Rice spent the last 10 years as the radio play-by-play announcer for Lady Vol softball. He also serves as co-host of The Erik Ainge Show on the flagship station of the Lady Vol Network, 99.1 FM/AM 990. He also has been a familiar face on basketball game days over the years, whether serving as the official scorekeeper or assisting media relations at the post-game press conferences.
“Brian has done a fantastic job on the radio with Tennessee softball for many years and filling in for Mickey on some Lady Vols basketball games in the past,” Vol Network General Manager Steve Early said. “His background, experience and knowledge has uniquely prepared him for this very prestigious next role, and it is very apparent how much devotion and passion he has for the University of Tennessee and Lady Vols basketball.”
Rice graduated twice from UT with a bachelor’s degree in sport management in 2005 and a master’s degree in sport studies in 2007. He was born and raised in Knoxville and graduated in 2001 from Knoxville Catholic High School, where he served as a public address announcer at Fighting Irish sporting events.
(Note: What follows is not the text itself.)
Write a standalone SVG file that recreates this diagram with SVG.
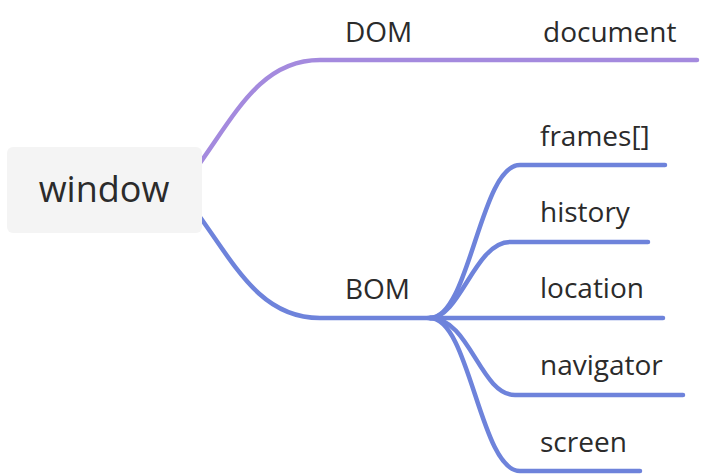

Rice, 39, lives in West Knoxville with his wife, Kelley, their 21-month-old son, Cooper, and Wembley, a Cavalier King Spaniel.
While the 2022-23 radio call of Lady Vols games will sound different this season, Dearstone served as Rice’s mentor – it was Dearstone who helped Rice get his start in radio – and the orange, as it were, didn’t fall too far from the tree.
“People shouldn’t expect a wholesale change, and that’s not I am trying to be him, it’s just that’s where I listened and that’s where I picked up on things,” Rice said. “You can be the natural choice or you can be the right choice, but you still have to actually go out and do the job. You have to go out and broadcast the games and paint the picture, and do all those things the right way.
“That’s what I’m focused on. I’m not focused on who did it before even though it’s my mentor in the business that that gave me every radio job I had until this point. I have the confidence that I’ve been taught well enough that I can go out and do things my way and the Vol Network way to paint the right picture for our fans.”
Maria M. Cornelius, a writer/editor at Moxley Carmichael since 2013, began writing about the Lady Vols in 1998. In 2016, she published her first book, “The Final Season: The Perseverance of Pat Summitt,” through The University of Tennessee Press. She can be reached at mmcornelius23@gmail.com.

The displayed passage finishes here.